Puretracks
- Launch date: October 14, 2003 (Canada) October 13, 2004 (USA)
- Platform(s): Microsoft Windows, classic Mac OS, macOS, Ubuntu
- Availability: Canada, USA
- Website: puretracks.com

= Puretracks =

Defunct Canadian online music store

Puretracks was a Canadian Digital music store, which launched officially on October 14, 2003. It was one of the first web-based retailers to offer downloadable music for sale in Canada.

==Corporate history==

Puretracks was formed out of Moontaxi Media, a Canadian company that specialized in streaming music for public settings. Air Canada and The Beer Store were amongst Moontaxi's clients.

Puretracks would later become a division of Somerset Entertainment, owned by Fluid Music. Puretracks had U.S. and Canadian licensing agreements with a number of music labels, and offered a large number of music tracks for purchase and download. The service offered 175,000 tracks for download at launch.

Puretracks was seen as a Canadian alternative to iTunes, which didn't launch in Canada until 2004. Eventually, Bell Canada bought a majority interest in Puretracks. This led to the creation of the Sympatico Music Store.

As of February 20, 2007, Puretracks started offering the majority of its collection in MP3 format to Canadian users without DRM, an approach advocated by theories such as the Open Music Model.

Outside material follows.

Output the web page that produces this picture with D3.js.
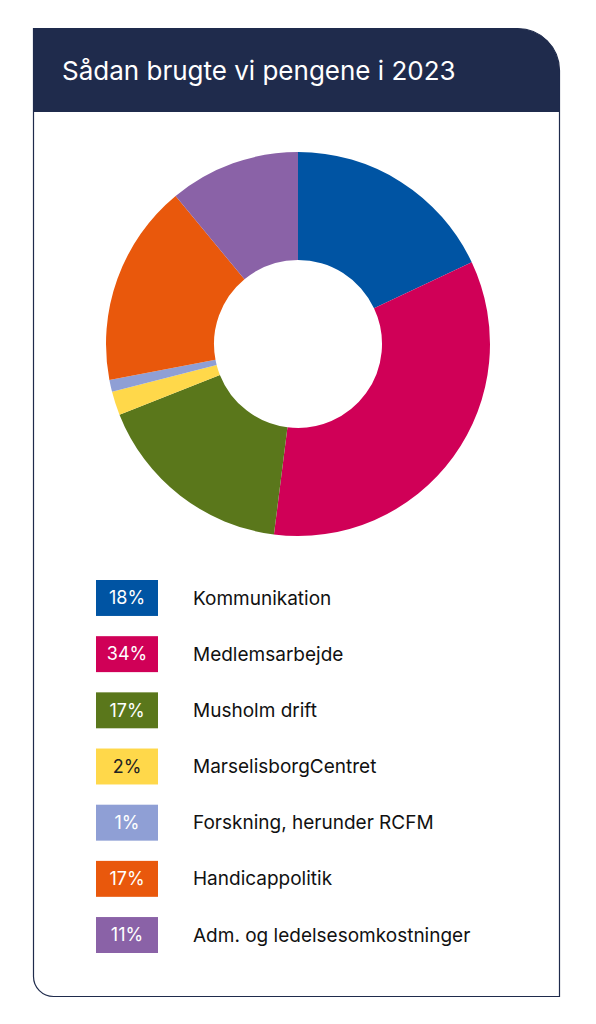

The majority of music was sold at 256 to 320 kbit/s MP3 files.

CBC News reported that in doing so, Puretracks became the first major online music store in North American to offer music in the MP3 format.

Puretracks shut down in August, 2013.

==Mac compatibility==
Both the Puretracks Canadian and US stores were Mac compatible. Tracks and albums downloaded from the store could be saved and downloaded into a music player.

==Puretracks Music Store==
The Puretracks music store was a digital music download store that operated in North America, offering more than 3.4 million tracks from artists.

It also offered multilingual music stores and customer support, with toggles between English and French in the Canadian music store, and a separate Latin music store (featuring Spanish and English toggles).